On September 13, 1903 the New-York Daily Tribune reported that she told Chief Hayes "that a policeman had told her that her daughter, Valdburga, was about to be kidnapped and taken to Europe on board the Pretoria."  The case fizzled out, the New York Herald saying "No fair heiress was kidnapped in Hoboken yesterday to prevent her marriage to a man of low degree, but the city had a thrill of genuine excitement over a chase for the elusive heiress and the resulting rumors."

Apparently disillusioned, Amelia seems to have given up.  "At the headquarters in Mulberry street in this city," said the New York Herald, "it was said that Mrs. Hansen had not called."

Joseph Jacoby was 22 years old in 1914 and worked as a salesman.  On Tuesday, September 22 he left the family's apartment for an afternoon on Flushing Bay where he hired a rowboat at Simpson's boathouse.  A while later witnesses saw him out in the bay, "stepping into the trunks of a bathing suit," according to the Daily Star.  They later said they saw him jump into the water.

That he would do so was puzzling, since he had earlier told a boathouse attendant that he could not swim.  The Daily Star reported "He was seen struggling in the water, holding on to the side of his rowboat.  Before would-be rescuers could reach him, he was drowned."

The currents of the bay swept the body under.  Two days the Daily Star reported "The police have so far been unable to recover the body."  It was not found until Friday when a yacht saw it floating atop the water.

The police had a theory as to why Jacoby had apparently killed himself.  "A red-covered book on Socialism was found in the empty rowboat the police later picked up.  Jacoby is thought to have been a deep student of the theories of Marx and his deep reading may have unbalanced his mind," explained the Daily Star.
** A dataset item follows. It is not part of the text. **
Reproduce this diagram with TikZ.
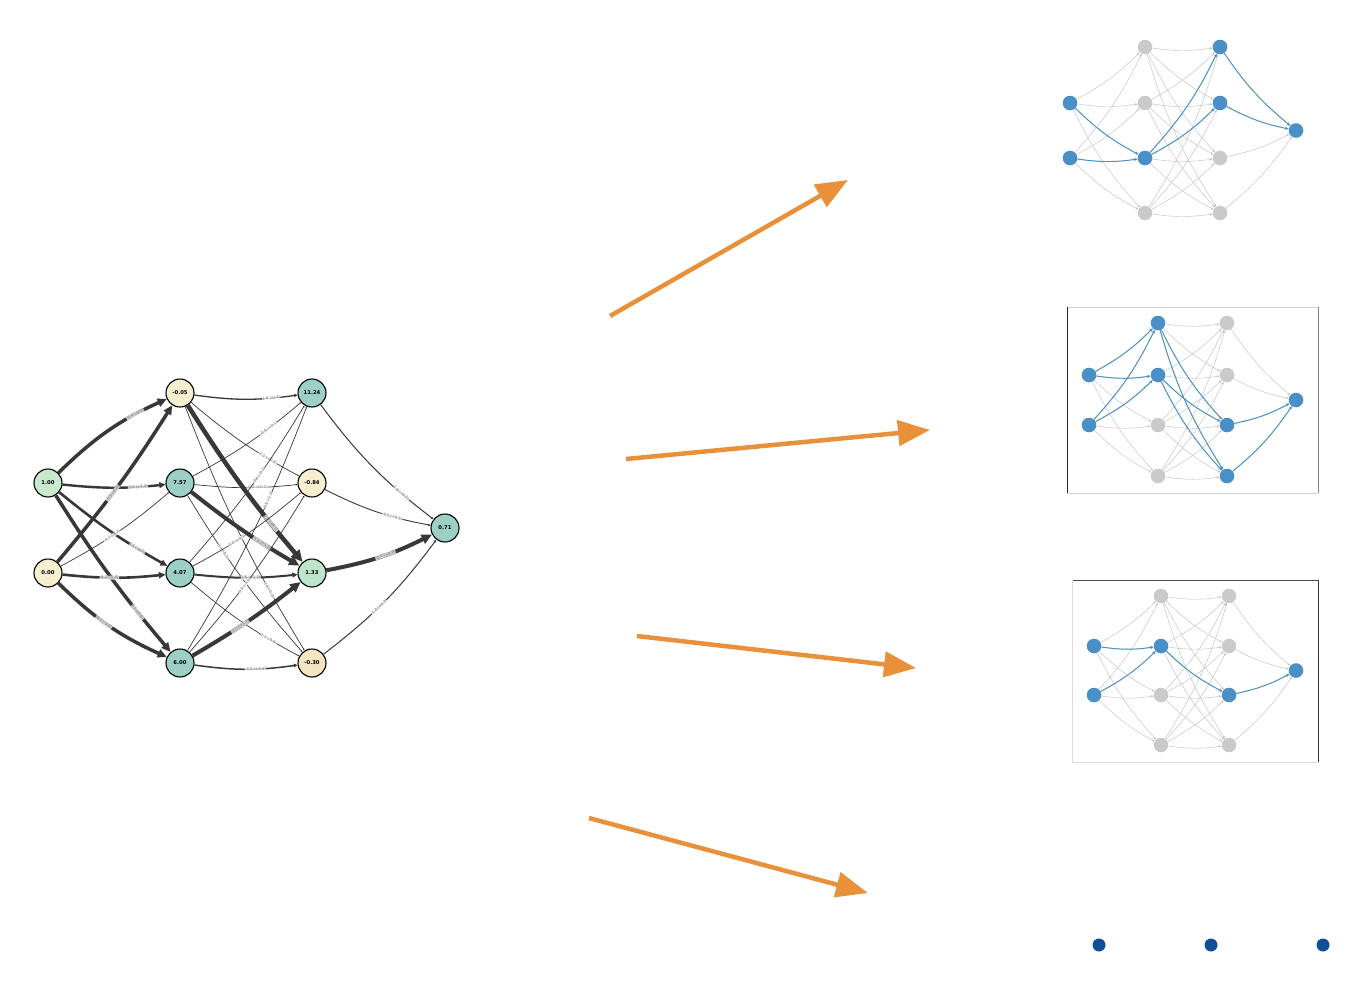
\documentclass[tikz,border=0pt]{standalone}
\usepackage{fontspec}
\newfontfamily\nf{DejaVu Sans}
\usetikzlibrary{arrows.meta}
\definecolor{creamC}{HTML}{F7EECF}
\definecolor{creamD}{HTML}{F4E5C2}
\definecolor{tealC}{HTML}{9CCFC6}
\definecolor{greenC}{HTML}{C9E9CD}
\definecolor{greenD}{HTML}{BDE5CB}
\definecolor{edgeC}{HTML}{383838}
\definecolor{labC}{HTML}{6A6A6A}
\definecolor{orangeC}{HTML}{E8913A}
\definecolor{blueC}{HTML}{4A90C8}
\definecolor{grayN}{HTML}{CACACA}
\definecolor{grayE}{HTML}{C2C2C2}
\definecolor{navyC}{HTML}{0F5192}
\tikzset{
  x=1bp, y=-1bp,
  nn/.style={circle, draw=black, line width=1.1bp, minimum size=28bp, inner sep=0pt,
    font=\nf\bfseries\fontsize{5.3}{6}\selectfont},
  ed/.style={draw=edgeC, -{Triangle[length=0pt 2.6, width=0pt 2.4]}},
  lab/.style={font=\nf\fontsize{3.8}{4}\selectfont, text=labC, sloped, inner sep=0.3pt,
    fill=white, fill opacity=0.75, text opacity=1},
  gn/.style={circle, fill=grayN, minimum size=14.5bp, inner sep=0pt},
  bn/.style={circle, fill=blueC, minimum size=14.5bp, inner sep=0pt},
  ge/.style={draw=grayE, line width=0.45bp, -{Stealth[length=3bp, width=2.4bp]}},
  be/.style={draw=blueC, line width=0.95bp, -{Stealth[length=3.6bp, width=3bp]}},
  oar/.style={draw=orangeC, line width=4.5bp, -{Triangle[length=32bp, width=25bp]}},
  dot/.style={circle, fill=navyC, minimum size=13bp, inner sep=0pt},
}
\newcommand\smallnet[9]{%
  \foreach \r/\yy in {1/#7,2/#8} \node[gn] (#1i\r) at (#2,\yy) {};
  \foreach \r/\yy in {1/#6,2/#7,3/#8,4/#9} {\node[gn] (#1a\r) at (#3,\yy) {}; \node[gn] (#1b\r) at (#4,\yy) {};}
  \node[gn] (#1o) at (#5,{(#7+#8)/2}) {};
  \foreach \i in {1,2} \foreach \j in {1,...,4} \draw[ge] (#1i\i) to[bend right=8] (#1a\j);
  \foreach \i in {1,...,4} \foreach \j in {1,...,4} \draw[ge] (#1a\i) to[bend right=8] (#1b\j);
  \foreach \i in {1,...,4} \draw[ge] (#1b\i) to[bend right=8] (#1o);
}
\begin{document}
\begin{tikzpicture}
\useasboundingbox (0,0) rectangle (1356,996);
\fill[white] (0,0) rectangle (1356,996);

% ---------- left network ----------
\node[nn, fill=greenC] (I1) at (48,483) {1.00};
\node[nn, fill=creamC] (I2) at (48,573) {0.00};
\node[nn, fill=creamC] (A1) at (180,393) {-0.05};
\node[nn, fill=tealC] (A2) at (180,483) {7.57};
\node[nn, fill=tealC] (A3) at (180,573) {4.07};
\node[nn, fill=tealC] (A4) at (180,663) {6.00};
\node[nn, fill=tealC] (B1) at (312,393) {11.24};
\node[nn, fill=creamC] (B2) at (312,483) {-0.84};
\node[nn, fill=greenD] (B3) at (312,573) {1.33};
\node[nn, fill=creamD] (B4) at (312,663) {-0.30};
\node[nn, fill=tealC] (O) at (445,528) {0.71};

\draw[ed, line width=3.5bp] (I1) to[bend left=10] node[lab, pos=0.75] {-3.4 (-0.0)} (A1);
\draw[ed, line width=2.4bp] (I1) to[bend right=6] node[lab, pos=0.75] {3.4 (+1.2)} (A2);
\draw[ed, line width=2.6bp] (I1) to[bend right=5] node[lab, pos=0.75] {4.1 (-0.0)} (A3);
\draw[ed, line width=3.5bp] (I1) to[bend right=4] node[lab, pos=0.75] {6.1 (-0.0)} (A4);
\draw[ed, line width=3.5bp] (I2) to[bend right=4] node[lab, pos=0.45] {-5.5 (-0.0)} (A1);
\draw[ed, line width=0.7bp] (I2) to[bend right=6] node[lab, pos=0.45] {-0.7 (-4.2)} (A2);
\draw[ed, line width=2.6bp] (I2) to[bend right=6] node[lab, pos=0.45] {-0.1 (-0.0)} (A3);
\draw[ed, line width=3.5bp] (I2) to[bend right=10] node[lab, pos=0.45] {-6.1 (-0.0)} (A4);

\draw[ed, line width=1.3bp] (A1) to[bend right=8] node[lab, pos=0.76] {1.5 (-0.5)} (B1);
\draw[ed, line width=0.7bp] (A1) to[bend right=6] node[lab, pos=0.74] {-2.1 (+0.5)} (B2);
\draw[ed, line width=4.5bp] (A1) to[bend right=4] node[lab, pos=0.76] {2.5 (+0.7)} (B3);
\draw[ed, line width=0.7bp] (A1) to[bend right=5] node[lab, pos=0.76] {1.6 (-0.0)} (B4);
\draw[ed, line width=0.7bp] (A2) to[bend right=6] node[lab, pos=0.7] {-0.9 (+0.1)} (B1);
\draw[ed, line width=0.7bp] (A2) to[bend right=6] node[lab, pos=0.62] {-0.4 (+0.1)} (B2);
\draw[ed, line width=4.0bp] (A2) to[bend right=4] node[lab, pos=0.68] {-1.1 (+1.2)} (B3);
\draw[ed, line width=0.7bp] (A2) to[bend right=5] node[lab, pos=0.33] {0.3 (-0.1)} (B4);
\draw[ed, line width=0.7bp] (A3) to[bend right=5] node[lab, pos=0.58] {0.8 (-0.1)} (B1);
\draw[ed, line width=0.7bp] (A3) to[bend right=6] node[lab, pos=0.38] {0.6 (+0.3)} (B2);
\draw[ed, line width=2.0bp] (A3) to[bend right=6] node[lab, pos=0.55] {1.6 (+1.5)} (B3);
\draw[ed, line width=0.7bp] (A3) to[bend right=6] node[lab, pos=0.75] {1.1 (-0.6)} (B4);
\draw[ed, line width=0.7bp] (A4) to[bend right=5] node[lab, pos=0.64] {0.5 (-1.2)} (B1);
\draw[ed, line width=0.7bp] (A4) to[bend right=5] node[lab, pos=0.44] {0.5 (-1.1)} (B2);
\draw[ed, line width=4.0bp] (A4) to[bend right=4] node[lab, pos=0.42] {-2.1 (+1.7)} (B3);
\draw[ed, line width=1.5bp] (A4) to[bend right=8] node[lab, pos=0.6] {-2.2 (+2.4)} (B4);

\draw[ed, line width=1.0bp] (B1) to[bend right=8] node[lab, pos=0.76] {1.8 (+0.3)} (O);
\draw[ed, line width=0.9bp] (B2) to[bend right=8] node[lab, pos=0.66] {-0.5 (+0.5)} (O);
\draw[ed, line width=4.0bp] (B3) to[bend right=8] node[lab, pos=0.55] {-2.0 (+0.5)} (O);
\draw[ed, line width=1.0bp] (B4) to[bend right=8] node[lab, pos=0.45] {7.4 (+0.3)} (O);

% ---------- orange arrows ----------
\coordinate (s1) at (610,316); \coordinate (e1) at (848,180);
\coordinate (s2) at (626,459); \coordinate (e2) at (930,430);
\coordinate (s3) at (637,636); \coordinate (e3) at (916,668);
\coordinate (s4) at (589,818); \coordinate (e4) at (868,893);
\draw[oar] (s1) -- (e1);
\draw[oar] (s2) -- (e2);
\draw[oar] (s3) -- (e3);
\draw[oar] (s4) -- (e4);

% ---------- panel frames ----------
\draw[line width=0.8bp, draw=black!18] (1067,307) -- (1318,307);
\draw[line width=0.8bp, draw=black!18] (1067,493) -- (1318,493);
\draw[line width=0.9bp, draw=black!85] (1067,307) -- (1067,493);
\draw[line width=0.8bp, draw=black!50] (1318,307) -- (1318,493);
\draw[line width=0.8bp, draw=black!70] (1072,580) -- (1318,580);
\draw[line width=0.8bp, draw=black!15] (1072,762) -- (1318,762);
\draw[line width=0.8bp, draw=black!15] (1072,580) -- (1072,762);
\draw[line width=0.9bp, draw=black!80] (1318,580) -- (1318,762);

% ---------- small panels ----------
\smallnet{p}{1070}{1145}{1220}{1296}{47}{103}{158}{213}
\foreach \s/\t in {i1/a3,i2/a3,a3/b1,a3/b2,b1/o,b2/o} \draw[be] (p\s) to[bend right=8] (p\t);
\foreach \n in {i1,i2,a3,b1,b2,o} \node[bn] (p\n h) at (p\n) {};

\smallnet{q}{1089}{1158}{1227}{1296}{323}{375}{425}{476}
\foreach \s/\t in {i1/a1,i1/a2,i2/a1,i2/a2,a1/b3,a1/b4,a2/b3,a2/b4,b3/o,b4/o} \draw[be] (q\s) to[bend right=8] (q\t);
\foreach \n in {i1,i2,a1,a2,b3,b4,o} \node[bn] (q\n h) at (q\n) {};

\smallnet{r}{1094}{1161}{1229}{1296}{596}{646}{695}{745}
\foreach \s/\t in {i1/a2,i2/a2,a2/b3,b3/o} \draw[be] (r\s) to[bend right=8] (r\t);
\foreach \n in {i1,i2,a2,b3,o} \node[bn] (r\n h) at (r\n) {};

% ---------- dots ----------
\node[dot] (d1) at (1099,945) {};
\node[dot] (d2) at (1211,945) {};
\node[dot] (d3) at (1323,945) {};
\end{tikzpicture}
\end{document}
The post-World War I years saw more Italian immigrants in the neighborhood than German.  In 1920 Pietro Fardellone, who worked for the Department of Docks, purchased No. 165 and moved his family into one of the apartments.  

Most likely unknown to him, two of his residents, Jacob Ackerman and his wife, were running a business from their apartment--one that displeased Federal authorities.  On April 23, 1925, working on a tip that bootleg alcohol could be purchased there, four undercover Prohibition agents showed up at the Ackerman apartment and bought liquor.  Inside they found the still that produced the illegal alcohol.  Not surprisingly the Ackermans were arrested.

During the Great Depression years the store was home to Burger Brothers, a hardware and housewares store where housewives could buy items like the Wear-Ever stew pan.

In the last quarter of the 20th century the space held Bossanova, listed in The New York Times's "A Guide to the Area's Hot Spots" as an "interesting home furnishing shop."


The storefront was remodeled in 2009 and the upper floors renovated in 2013 to three-bedroom apartments.  It was purchased by Aksum Investors L.L.C. in 2017 for $7.2 million.  Other than the modern storefront, it is little changed since Abraham Katz remodeled it in 1890, adding his name for passersby today to wonder about.